____/ JeffM on Thursday 21 Jul 2011 18:05 : \____

>>JeffM wrote:
>>>I like Google's *Cached* pages.
>>>If you append  &strip=1  to the URL, it feeds a page without graphics
>>>--well, except for background images 8-( --and without scripts.
> Roy Schestowitz wrote:
>>Doesn't Google cache expire quite quickly
>>compared to Web Archive (which has financial issues?
> I believe you're thinking of New York University's Coral Cache
> which purposely has a 24-hour timeout.
> Folks use that a lot to avoid the Slashdot Effect.
> Occasionally, I do find a Google Cache that is broken[1]
> but when you consider the trillions of pages they handle,
> it is a relatively rare occurrence.
> Large numbers of broken Caches within *one* domain
> (in for a penny; in for a pound, apparently)
> are more typical for some reason unknown to me.
> Most often, when a Google Cache no longer works
> it's because the original page is now 404/500
> so nothing exists to be cached.
> Google circles back periodically and checks pages,
> so there is a latency when you can find the cache,
> but not the actual page.
> It seems that very popular pages have a shorter wait.

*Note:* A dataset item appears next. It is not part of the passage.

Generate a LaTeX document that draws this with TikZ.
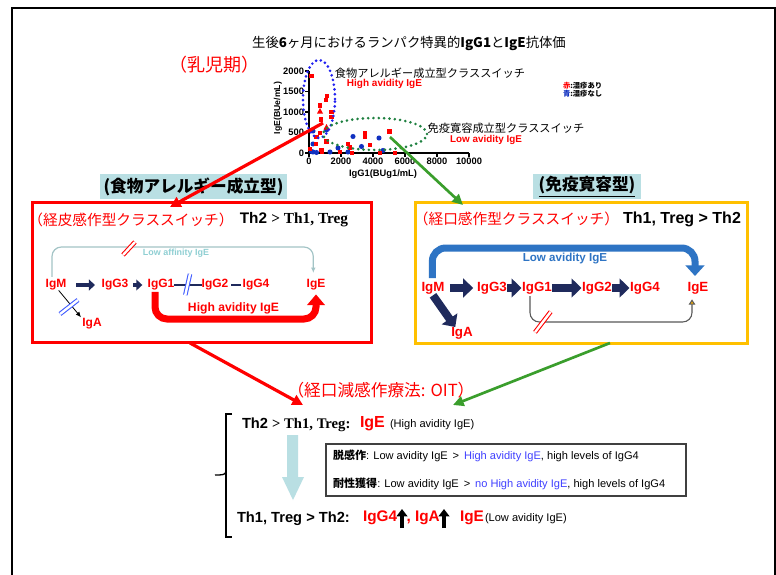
\documentclass[tikz,border=0pt]{standalone}
\usepackage{fontspec}
\setmainfont{Liberation Sans}
\newfontfamily\jp{Noto Sans CJK JP}
\newfontfamily\tms{Liberation Serif}
\usetikzlibrary{arrows.meta,calc}
\newcommand\fsz[1]{\fontsize{#1}{#1}\selectfont}
\definecolor{ired}{HTML}{FF0000}
\definecolor{navy}{HTML}{1F2A5C}
\definecolor{hdrbg}{HTML}{B9DFE3}
\definecolor{gold}{HTML}{FFC000}
\definecolor{avblue}{HTML}{2E74C4}
\definecolor{tealgray}{HTML}{A3C4C6}
\definecolor{tealtxt}{HTML}{8FCFD3}
\definecolor{agreen}{HTML}{3A9E2C}
\definecolor{dotblue}{HTML}{2020F0}
\definecolor{dotgreen}{HTML}{1E8040}
\definecolor{ptblue}{HTML}{1030C0}
\definecolor{hblue}{HTML}{4040FF}
\definecolor{slashblue}{HTML}{3F5BFF}
\definecolor{boxgray}{HTML}{404040}
\definecolor{ltarrow}{HTML}{B9DFE3}
\begin{document}
\begin{tikzpicture}[x=0.75pt,y=-0.75pt,
 txt/.style={inner sep=0pt,outer sep=0pt},
 igl/.style={txt,text=ired,font=\bfseries\fsz{9}},
 igr/.style={txt,text=ired,font=\bfseries\fsz{10}},
 jpt/.style={txt,font=\jp\fsz{8.4}},
 blkbig/.style={draw=navy,line width=6pt,-{Triangle[length=7.5pt,width=14pt]}},
 blksm/.style={draw=navy,line width=3pt,-{Triangle[length=4.5pt,width=8pt]}},
 dsl/.style={double=white,double distance=1.8pt,line width=0.8pt},
 dotb/.style={draw=dotblue,line width=2.2pt,line cap=round,dash pattern=on 0pt off 3.6pt},
 dotg/.style={draw=dotgreen,line width=2.2pt,line cap=round,dash pattern=on 0pt off 4pt},
 hdr/.style={fill=hdrbg,inner sep=0pt,font=\jp\bfseries\fsz{12.5}},
 axlab/.style={txt,font=\bfseries\fsz{7}},
]
\useasboundingbox (0,0) rectangle (776,575);
\fill[white] (0,0) rectangle (776,575);
% frame
\draw[line width=1.5pt] (11.5,580) -- (11.5,7.5) -- (774.5,7.5) -- (774.5,580);

% title
\node[txt,font=\jp\fsz{10}] (title) at (409,43) {生後{\bfseries 6}ヶ月におけるランパク特異的{\bfseries IgG1}と{\bfseries IgE}抗体価};
\node[txt,text=ired,font=\jp\fsz{13.5}] (infant) at (214,65) {（乳児期）};

% scatter axes
\draw[line width=1.3pt] (309,71) -- (309,153) -- (469,153);
\foreach \v/\yy in {2000/71,1500/91.5,1000/112,500/132.5,0/153}{
  \draw[line width=1pt] (305,\yy) -- (309,\yy);
  \node[axlab,anchor=east] at (304,\yy) {\v};
}
\foreach \v/\xx in {0/309,2000/341,4000/373,6000/405,8000/437,10000/469}{
  \draw[line width=1pt] (\xx,153) -- (\xx,157);
  \node[axlab] at (\xx,161) {\v};
}
\node[txt,font=\bfseries\fsz{7}] (xlab) at (383,174) {IgG1(BUg1/mL)};
\node[txt,font=\bfseries\fsz{6.5},rotate=90] (ylab) at (278,108) {IgE(BUe/mL)};

% data points
\foreach \px/\py in {313/131,313/144,311.5/151.5,316.5/152.5,326.5/130,338/148,348/152,353/136.5,379/138,361.5/146.5,383/150.5,313/152,330/152}
  \fill[ptblue] (\px,\py) circle (1.9pt);
\foreach \px/\py in {311.5/76,327/96,326/100,320/105.5,331.5/112,331.5/117,321/119.5,320/133,316.5/137,326.5/141.5,321.5/150,310/149,348/144,350/147.5,365/133,365/137,370/145,389.5/131.5,352/153,380/153,395/153,340/152,322/152,316/144}
  \fill[ired] (\px-2.3,\py-2.3) rectangle ++(4.6,4.6);
\foreach \px/\py in {320/111,326.5/127}
  \fill[ired] (\px,\py-3) -- (\px+3,\py+2.5) -- (\px-3,\py+2.5) -- cycle;

% ellipses
\draw[dotb] (319,99) ellipse [x radius=12pt, y radius=29.25pt];
\draw[dotg] (375,134) ellipse [x radius=39pt, y radius=12pt];

% scatter texts
\node[jpt] (allergyT) at (430,73) {食物アレルギー成立型クラススイッチ};
\node[txt,text=ired,font=\bfseries\fsz{7.5}] (highT) at (384.5,84) {High avidity IgE};
\node[jpt] (tolT) at (506,128) {免疫寛容成立型クラススイッチ};
\node[txt,text=ired,font=\bfseries\fsz{7.4}] (lowT) at (486,140) {Low avidity IgE};
\node[txt,anchor=west,font=\jp\bfseries\fsz{5.5}] (leg1) at (563,86) {\textcolor{ired}{赤}:湿疹あり};
\node[txt,anchor=west,font=\jp\bfseries\fsz{5.5}] (leg2) at (563,93.5) {\textcolor{ptblue}{青}:湿疹なし};

% headers and boxes
\node[hdr,minimum width=140pt,minimum height=18.75pt] (lhdr) at (193.5,186.5) {(食物アレルギー成立型)};
\node[hdr,minimum width=81pt,minimum height=18.75pt] (rhdr) at (587,186.5) {\underline{(免疫寛容型)}};
\node[draw=ired,line width=2.25pt,minimum width=254pt,minimum height=105pt,inner sep=0pt] (lbox) at (202,272) {};
\node[draw=gold,line width=2.25pt,minimum width=249pt,minimum height=105.75pt,inner sep=0pt] (rbox) at (581,272.5) {};

% arrows from scatter
\coordinate (sR1) at (323,123);
\coordinate (sR2) at (170,207);
\coordinate (sG1) at (390,137);
\coordinate (sG2) at (463,205);
\draw[ired,line width=2.4pt,-{Triangle[length=8pt,width=8pt]}] (sR1) -- (sR2);
\draw[agreen,line width=2pt,-{Triangle[length=8pt,width=7.5pt]}] (sG1) -- (sG2);

% left box content
\node[txt,text=ired,font=\jp\fsz{11}] (lsub) at (131,220) {（経皮感作型クラススイッチ）};
\node[txt,font=\bfseries\fsz{11.5}] (lth) at (294,220) {Th2 {\tms > Th1, Treg}};
\node[igl] (lIgM) at (56,285) {IgM};
\node[igl] (lIgG3) at (115,285) {IgG3};
\node[igl] (lIgG1) at (161,285) {IgG1};
\node[igl] (lIgG2) at (215,285) {IgG2};
\node[igl] (lIgG4) at (256,285) {IgG4};
\node[igl] (lIgE) at (316,285) {IgE};
\node[igl] (lIgA) at (92,324) {IgA};
\draw[blksm] ([xshift=7.5pt]lIgM.east) -- ([xshift=-5pt]lIgG3.west);
\draw[blksm] ([xshift=3.5pt]lIgG3.east) -- ([xshift=-4pt]lIgG1.west);
\draw[navy,line width=0.8pt] (lIgG1.east) -- (lIgG2.west);
\draw[navy,line width=0.8pt] ([xshift=2pt]lIgG2.east) -- ([xshift=-1pt]lIgG4.west);
\draw[line width=0.6pt,-{Latex[length=4pt,width=3.5pt]}] ([xshift=2pt]lIgM.south) -- ([xshift=-1pt,yshift=1pt]lIgA.north west);
\coordinate (lLow) at (0,319);
\coordinate (lTop) at (0,247);
\path (lIgE.north) ++(-2.7,0) coordinate (lEtop);
\draw[tealgray,line width=0.9pt,rounded corners=7pt,-{Latex[length=4pt,width=3.5pt]}] ([xshift=-3pt,yshift=2pt]lIgM.north) |- (lEtop |- lTop) -- ([yshift=5pt]lEtop);
\node[txt,text=tealtxt,font=\bfseries\fsz{6.7}] (laffT) at (176,253) {Low affinity IgE};
\draw[ired,line width=5.25pt,rounded corners=9pt,-{Triangle[length=8pt,width=13pt]}] ([xshift=-4.5pt,yshift=-1pt]lIgG1.south) |- (lIgE.south |- lLow) -- ([yshift=-3pt]lIgE.south);
\node[txt,text=ired,font=\bfseries\fsz{9.1}] (lhighT) at (233.5,308) {High avidity IgE};
\draw[dsl,draw=ired] (123,255) -- (135,242);
\draw[dsl,draw=slashblue] (185.3,295) -- (190,274);
\draw[dsl,draw=slashblue] (60,314) -- (78,300);

% right box content
\node[txt,text=ired,font=\jp\fsz{11}] (rsub) at (516.5,219) {（経口感作型クラススイッチ）};
\node[txt,font=\bfseries\fsz{12}] (rth) at (682,219) {Th1, Treg > Th2};
\node[igr] (rIgM) at (433,288) {IgM};
\node[igr] (rIgG3) at (492,288) {IgG3};
\node[igr] (rIgG1) at (537,288) {IgG1};
\node[igr] (rIgG2) at (597,288) {IgG2};
\node[igr] (rIgG4) at (645,288) {IgG4};
\node[igr] (rIgE) at (698,288) {IgE};
\node[igr] (rIgA) at (462,333) {IgA};
\draw[blkbig] ([xshift=4pt]rIgM.east) -- ([xshift=-3pt]rIgG3.west);
\draw[blkbig] ([xshift=0.5pt]rIgG3.east) -- ([xshift=-0.5pt]rIgG1.west);
\draw[blkbig] ([xshift=0.5pt]rIgG1.east) -- ([xshift=-0.5pt]rIgG2.west);
\draw[blkbig] ([xshift=0.5pt]rIgG2.east) -- ([xshift=-0.5pt]rIgG4.west);
\draw[blkbig] ([yshift=-1pt]rIgM.south) -- ([xshift=3pt]rIgA.north west);
\coordinate (rTop) at (0,248);
\coordinate (rLow) at (0,322);
\path (rIgE.north) ++(-3,0) coordinate (rEtop);
\draw[avblue,line width=5.25pt,rounded corners=10pt,-{Triangle[length=8pt,width=14pt]}] ([xshift=-0.5pt,yshift=3pt]rIgM.north) |- (rEtop |- rTop) -- ([yshift=4.5pt]rEtop);
\node[txt,text=avblue,font=\bfseries\fsz{8.7}] (rlowT) at (565,259) {Low avidity IgE};
\path (rIgG1.south) ++(-7,2) coordinate (rG1b);
\path (rIgE.south) ++(-6,0) coordinate (rEb);
\draw[gray!70!black,line width=0.8pt,rounded corners=7pt,-{Triangle[length=4pt,width=5pt,fill=gold!80!orange]}] (rG1b) |- (rEb |- rLow) -- ([yshift=-4pt]rEb);
\draw[dsl,draw=ired] (535,332.3) -- (550.7,311.7);

% arrows to OIT
\coordinate (bR1) at (190,343);
\coordinate (bR2) at (303,405);
\coordinate (bG1) at (610,343);
\coordinate (bG2) at (453,405);
\draw[ired,line width=2.4pt,-{Triangle[length=8pt,width=8pt]}] (bR1) -- (bR2);
\draw[agreen,line width=2pt,-{Triangle[length=8pt,width=7.5pt]}] (bG1) -- (bG2);
\node[txt,text=ired,font=\jp\fsz{12.5}] (oit) at (381,390) {（経口減感作療法: OIT）};

% bracket
\draw[line width=1pt] (232,414) -- (226,414) -- (226,537) -- (232,537);
\draw[line width=1pt] (226,471) .. controls (226,475) and (222,475) .. (215,475);

% top line
\node[txt,anchor=west,font=\bfseries\fsz{11}] (t2) at (242,425) {Th2 {\tms > Th1, Treg:}};
\node[txt,anchor=west,text=ired,font=\bfseries\fsz{12}] (tIgE) at (360,424) {IgE};
\node[txt,anchor=west,font=\fsz{8.3}] (tHigh) at (390,425) {(High avidity IgE)};

% light blue arrow
\fill[ltarrow] (287,435) -- (298,435) -- (298,477) -- (304,477) -- (293,500) -- (282,477) -- (287,477) -- cycle;

% box
\node[draw=boxgray,line width=0.8pt,minimum width=270pt,minimum height=39pt,inner sep=0pt] (obox) at (506,470) {};
\node[txt,anchor=west,font=\fsz{8.3}] (line1) at (333,456) {{\jp\bfseries 脱感作}: Low avidity IgE \,>\, \textcolor{hblue}{High avidity IgE}, high levels of IgG4};
\node[txt,anchor=west,font=\fsz{8.3}] (line2) at (333,484) {{\jp\bfseries 耐性獲得}: Low avidity IgE \,>\, \textcolor{hblue}{no High avidity IgE}, high levels of IgG4};

% bottom line
\node[txt,anchor=west,font=\bfseries\fsz{11}] (b1) at (237,519) {Th1, Treg > Th2:};
\node[txt,anchor=west,text=ired,font=\bfseries\fsz{11.5}] (bG4) at (363,518) {IgG4};
\coordinate (up1) at (402,528);
\coordinate (up2) at (444,528);
\draw[line width=3pt,-{Triangle[length=5.5pt,width=8pt]}] (up1) -- ++(0,-19);
\draw[line width=3pt,-{Triangle[length=5.5pt,width=8pt]}] (up2) -- ++(0,-19);
\node[txt,anchor=west,text=ired,font=\bfseries\fsz{11.5}] (bA) at (406.5,518) {, IgA};
\node[txt,anchor=west,text=ired,font=\bfseries\fsz{11.5}] (bE) at (460,518) {IgE};
\node[txt,anchor=west,font=\fsz{8.3}] (bLow) at (485,519) {(Low avidity IgE)};
\end{tikzpicture}
\end{document}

> This meme is another possibility for what you were thinking
> ...and I have seen the Wayback Machine
> list a whole bunch of dates for a page and
> upon clicking those, found that most of them were dead links
> so it's not like they have a magic potion either.
> .
> .
> [1] This has changed significantly **very** recently.

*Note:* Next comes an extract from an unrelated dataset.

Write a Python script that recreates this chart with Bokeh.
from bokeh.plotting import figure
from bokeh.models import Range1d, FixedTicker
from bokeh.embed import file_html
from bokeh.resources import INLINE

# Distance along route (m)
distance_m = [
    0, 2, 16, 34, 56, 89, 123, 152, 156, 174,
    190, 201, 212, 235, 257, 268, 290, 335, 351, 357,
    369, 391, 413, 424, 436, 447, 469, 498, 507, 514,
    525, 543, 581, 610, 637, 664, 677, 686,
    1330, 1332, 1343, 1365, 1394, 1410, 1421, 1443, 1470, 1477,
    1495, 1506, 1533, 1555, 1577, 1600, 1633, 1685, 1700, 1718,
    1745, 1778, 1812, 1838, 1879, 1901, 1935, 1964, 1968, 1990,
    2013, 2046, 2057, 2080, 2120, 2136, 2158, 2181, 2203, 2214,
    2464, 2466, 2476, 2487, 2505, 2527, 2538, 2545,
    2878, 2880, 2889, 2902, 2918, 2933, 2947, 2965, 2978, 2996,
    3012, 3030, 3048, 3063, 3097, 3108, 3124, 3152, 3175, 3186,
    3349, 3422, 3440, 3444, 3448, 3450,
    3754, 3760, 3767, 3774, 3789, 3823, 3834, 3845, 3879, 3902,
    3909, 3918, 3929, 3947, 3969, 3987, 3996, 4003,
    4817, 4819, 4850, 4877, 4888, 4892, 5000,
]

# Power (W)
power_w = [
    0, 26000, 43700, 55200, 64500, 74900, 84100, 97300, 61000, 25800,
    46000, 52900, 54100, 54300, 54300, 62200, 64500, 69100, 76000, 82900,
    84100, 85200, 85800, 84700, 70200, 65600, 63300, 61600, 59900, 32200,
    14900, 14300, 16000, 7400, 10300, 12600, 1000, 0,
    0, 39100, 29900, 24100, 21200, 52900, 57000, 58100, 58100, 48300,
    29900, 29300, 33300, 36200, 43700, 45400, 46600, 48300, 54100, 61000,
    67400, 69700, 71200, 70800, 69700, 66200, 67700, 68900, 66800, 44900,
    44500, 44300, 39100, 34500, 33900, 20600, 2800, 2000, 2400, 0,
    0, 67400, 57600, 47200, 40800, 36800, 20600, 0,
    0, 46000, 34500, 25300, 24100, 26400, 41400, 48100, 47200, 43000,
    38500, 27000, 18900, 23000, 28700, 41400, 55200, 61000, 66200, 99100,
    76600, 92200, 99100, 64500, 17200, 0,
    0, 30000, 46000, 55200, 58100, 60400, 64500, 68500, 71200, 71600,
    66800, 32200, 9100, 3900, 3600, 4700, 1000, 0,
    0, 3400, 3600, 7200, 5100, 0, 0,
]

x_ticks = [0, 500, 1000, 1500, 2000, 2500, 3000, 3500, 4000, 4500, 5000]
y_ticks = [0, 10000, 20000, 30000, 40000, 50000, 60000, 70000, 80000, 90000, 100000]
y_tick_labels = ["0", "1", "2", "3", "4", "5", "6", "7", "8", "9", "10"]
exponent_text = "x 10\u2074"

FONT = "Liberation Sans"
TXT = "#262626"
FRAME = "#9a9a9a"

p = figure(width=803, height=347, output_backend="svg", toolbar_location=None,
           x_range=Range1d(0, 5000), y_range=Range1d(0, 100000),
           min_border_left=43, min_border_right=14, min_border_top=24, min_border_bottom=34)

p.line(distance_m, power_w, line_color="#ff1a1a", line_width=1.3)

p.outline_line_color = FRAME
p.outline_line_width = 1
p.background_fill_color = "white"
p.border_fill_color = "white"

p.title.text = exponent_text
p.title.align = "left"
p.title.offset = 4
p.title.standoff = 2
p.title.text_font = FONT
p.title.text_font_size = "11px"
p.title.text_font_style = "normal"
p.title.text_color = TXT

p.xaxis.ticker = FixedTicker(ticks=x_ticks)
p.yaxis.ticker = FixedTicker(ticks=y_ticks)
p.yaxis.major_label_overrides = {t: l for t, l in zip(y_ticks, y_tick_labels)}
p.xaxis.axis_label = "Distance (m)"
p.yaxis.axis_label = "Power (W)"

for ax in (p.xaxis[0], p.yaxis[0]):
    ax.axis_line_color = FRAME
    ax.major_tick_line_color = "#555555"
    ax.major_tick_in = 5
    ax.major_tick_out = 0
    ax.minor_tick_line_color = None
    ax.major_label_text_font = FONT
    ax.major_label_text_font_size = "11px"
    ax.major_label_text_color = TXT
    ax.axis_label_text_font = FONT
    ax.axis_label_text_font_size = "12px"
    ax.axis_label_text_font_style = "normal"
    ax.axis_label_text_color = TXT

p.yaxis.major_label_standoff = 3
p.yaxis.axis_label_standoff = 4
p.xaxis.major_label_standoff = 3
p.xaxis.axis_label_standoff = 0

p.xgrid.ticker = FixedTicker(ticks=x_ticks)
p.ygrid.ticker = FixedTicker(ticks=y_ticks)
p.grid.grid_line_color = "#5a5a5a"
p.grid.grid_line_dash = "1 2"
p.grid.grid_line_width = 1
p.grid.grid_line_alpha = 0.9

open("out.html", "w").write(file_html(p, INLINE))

> Now, when Google can't locate one of its own Caches,
> instead of a basically-blank
> You-are-too-stupid-to-use-Google-properly page,
> it actually repeats the search using the available data
> and shows those results.
> The #1 item is invariably the original, intended page
> (though if you click *that* Cached link,
> the color-coded highlighting won't be as originally intended).

I used to run a nightly script that made a local copy of 
each item I referenced. After a while it became a huge (10GB)
archive, so I stopped doing this. It rarely came handy.

Internet rot is a scary thing because the Internet is still young
and research of the early Internet will be hard within a few decades.